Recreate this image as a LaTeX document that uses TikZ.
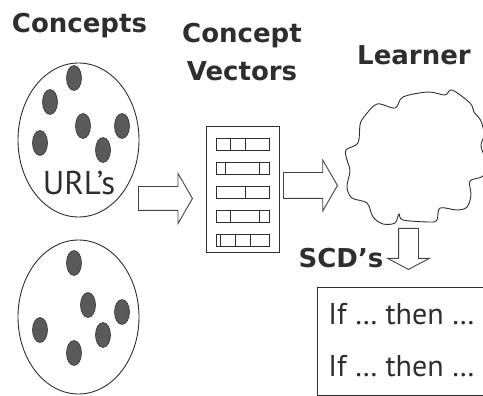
\documentclass[tikz,border=0pt]{standalone}
\usepackage{fontspec}
\setmainfont{PT Sans}
\newfontfamily\headfont{DejaVu Sans}
\usetikzlibrary{shapes.geometric,shapes.arrows}

\definecolor{inkgray}{HTML}{2E2E2E}
\definecolor{dotgray}{HTML}{5A5A5A}

\begin{document}
\begin{tikzpicture}[x=1pt,y=-1pt,line width=0.9pt,
        title/.style={font=\headfont\bfseries\fontsize{26}{26}\selectfont,
          text=inkgray,anchor=base,inner sep=0},
        plain/.style={font=\fontsize{30}{30}\selectfont,text=inkgray,
          anchor=base west,inner sep=0},
        bag/.style={draw=inkgray,ellipse,minimum width=121pt,
          minimum height=154pt,inner sep=0},
        url/.style={draw=inkgray,fill=dotgray,ellipse,minimum width=15pt,
          minimum height=25pt,inner sep=0,line width=0.6pt},
        fatarrow/.style={draw=inkgray!90,single arrow,anchor=tail,inner xsep=0,
          minimum width=0pt},
        cell/.style={draw=inkgray,line width=0.8pt}]
      \useasboundingbox (0,0) rectangle (483,396);
      \clip (0,0) rectangle (483,396);

      % headings
      \node[title] (hconc) at (79.5,33) {Concepts};
      \node[title] (hvec1) at (242,43) {Concept};
      \node[title] (hvec2) at (242,81) {Vectors};
      \node[title] (hlearn) at (414,65) {Learner};
      \node[title] (hscd) at (341,267) {SCD’s};

      % two bags of urls
      \node[bag] (bag1) at (78.5,140) {};
      \node[bag] (bag2) at (78.5,317) {};
      \foreach \x/\y [count=\i] in {74/78,50/102,83/126,122/126,40/143,103/150}
        \node[url] (u\i) at (\x,\y) {};
      \foreach \x/\y [count=\i] in {74/263,88/305,122/312,40/330,103/335,74/353}
        \node[url] (v\i) at (\x,\y) {};
      \node[font=\fontsize{33}{33}\selectfont,text=inkgray,anchor=base,
        inner sep=0] (urls) at (79,195) {URL’s};

      % table of concept vectors
      \node[draw=inkgray,minimum width=73pt,minimum height=126pt,inner sep=0]
        (vec) at (242.5,189) {};
      \foreach \r/\cuts in {1/{230.7,245},2/{225.7,259.3},3/{245},
          4/{230.7,259.3},5/{220,235,250}} {
        \pgfmathsetmacro\rowtop{114+24*\r}
        \draw[cell] (216,\rowtop) rectangle ++(53,12);
        \foreach \c in \cuts
          \draw[cell] (\c,\rowtop) -- ++(0,12);
      }

      % learner tree
      \draw[inkgray] plot[smooth cycle,tension=0.55] coordinates {
        (346,150) (358,143) (360,125) (364,117) (377,104) (395,108)
        (403,97) (428,92) (445,95) (452,90) (470,103) (474,112)
        (481,121) (484,135) (481,146) (486,162) (483,176) (470,181)
        (471,195) (467,207) (457,210) (440,208) (437,220) (430,222)
        (403,220) (399,214) (395,223) (383,224) (373,217) (367,203)
        (352,198) (347,187) (350,171) (347,160)};
      \coordinate (tree) at (415,158);

      % block arrows
      \node[fatarrow,inner ysep=11.5pt,single arrow head extend=13pt,
        single arrow tip angle=120,minimum height=54pt] (a1) at (138,198.5) {};
      \node[fatarrow,inner ysep=12.5pt,single arrow head extend=12.5pt,
        single arrow tip angle=120,minimum height=54pt] (a2) at (283,185.5) {};
      \node[fatarrow,inner ysep=9.5pt,single arrow head extend=11pt,
        single arrow tip angle=124,minimum height=41pt,rotate=-90]
        (a3) at (408.5,228) {};

      % rule box
      \node[draw=inkgray,anchor=north west,minimum width=220pt,
        minimum height=108pt,inner sep=0] (rules) at (317,287) {};
      \node[plain] (r1) at (328,324) {If … then …};
      \node[plain] (r2) at (328,377) {If … then …};
    \end{tikzpicture}
\end{document}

########

> _To do_:
Set the listing down in full and exactly. Pictures within it should not appear in the copy.

> _Output of the exercise_:
Recreate this image as a LaTeX document that uses TikZ.
\documentclass[tikz,border=0pt]{standalone}
\usepackage{fontspec}
\setmainfont{PT Sans}
\newfontfamily\headfont{DejaVu Sans}
\usetikzlibrary{shapes.geometric,shapes.arrows}

\definecolor{inkgray}{HTML}{2E2E2E}
\definecolor{dotgray}{HTML}{5A5A5A}

\begin{document}
\begin{tikzpicture}[x=1pt,y=-1pt,line width=0.9pt,
        title/.style={font=\headfont\bfseries\fontsize{26}{26}\selectfont,
          text=inkgray,anchor=base,inner sep=0},
        plain/.style={font=\fontsize{30}{30}\selectfont,text=inkgray,
          anchor=base west,inner sep=0},
        bag/.style={draw=inkgray,ellipse,minimum width=121pt,
          minimum height=154pt,inner sep=0},
        url/.style={draw=inkgray,fill=dotgray,ellipse,minimum width=15pt,
          minimum height=25pt,inner sep=0,line width=0.6pt},
        fatarrow/.style={draw=inkgray!90,single arrow,anchor=tail,inner xsep=0,
          minimum width=0pt},
        cell/.style={draw=inkgray,line width=0.8pt}]
      \useasboundingbox (0,0) rectangle (483,396);
      \clip (0,0) rectangle (483,396);

      % headings
      \node[title] (hconc) at (79.5,33) {Concepts};
      \node[title] (hvec1) at (242,43) {Concept};
      \node[title] (hvec2) at (242,81) {Vectors};
      \node[title] (hlearn) at (414,65) {Learner};
      \node[title] (hscd) at (341,267) {SCD’s};

      % two bags of urls
      \node[bag] (bag1) at (78.5,140) {};
      \node[bag] (bag2) at (78.5,317) {};
      \foreach \x/\y [count=\i] in {74/78,50/102,83/126,122/126,40/143,103/150}
        \node[url] (u\i) at (\x,\y) {};
      \foreach \x/\y [count=\i] in {74/263,88/305,122/312,40/330,103/335,74/353}
        \node[url] (v\i) at (\x,\y) {};
      \node[font=\fontsize{33}{33}\selectfont,text=inkgray,anchor=base,
        inner sep=0] (urls) at (79,195) {URL’s};

      % table of concept vectors
      \node[draw=inkgray,minimum width=73pt,minimum height=126pt,inner sep=0]
        (vec) at (242.5,189) {};
      \foreach \r/\cuts in {1/{230.7,245},2/{225.7,259.3},3/{245},
          4/{230.7,259.3},5/{220,235,250}} {
        \pgfmathsetmacro\rowtop{114+24*\r}
        \draw[cell] (216,\rowtop) rectangle ++(53,12);
        \foreach \c in \cuts
          \draw[cell] (\c,\rowtop) -- ++(0,12);
      }

      % learner tree
      \draw[inkgray] plot[smooth cycle,tension=0.55] coordinates {
        (346,150) (358,143) (360,125) (364,117) (377,104) (395,108)
        (403,97) (428,92) (445,95) (452,90) (470,103) (474,112)
        (481,121) (484,135) (481,146) (486,162) (483,176) (470,181)
        (471,195) (467,207) (457,210) (440,208) (437,220) (430,222)
        (403,220) (399,214) (395,223) (383,224) (373,217) (367,203)
        (352,198) (347,187) (350,171) (347,160)};
      \coordinate (tree) at (415,158);

      % block arrows
      \node[fatarrow,inner ysep=11.5pt,single arrow head extend=13pt,
        single arrow tip angle=120,minimum height=54pt] (a1) at (138,198.5) {};
      \node[fatarrow,inner ysep=12.5pt,single arrow head extend=12.5pt,
        single arrow tip angle=120,minimum height=54pt] (a2) at (283,185.5) {};
      \node[fatarrow,inner ysep=9.5pt,single arrow head extend=11pt,
        single arrow tip angle=124,minimum height=41pt,rotate=-90]
        (a3) at (408.5,228) {};

      % rule box
      \node[draw=inkgray,anchor=north west,minimum width=220pt,
        minimum height=108pt,inner sep=0] (rules) at (317,287) {};
      \node[plain] (r1) at (328,324) {If … then …};
      \node[plain] (r2) at (328,377) {If … then …};
    \end{tikzpicture}
\end{document}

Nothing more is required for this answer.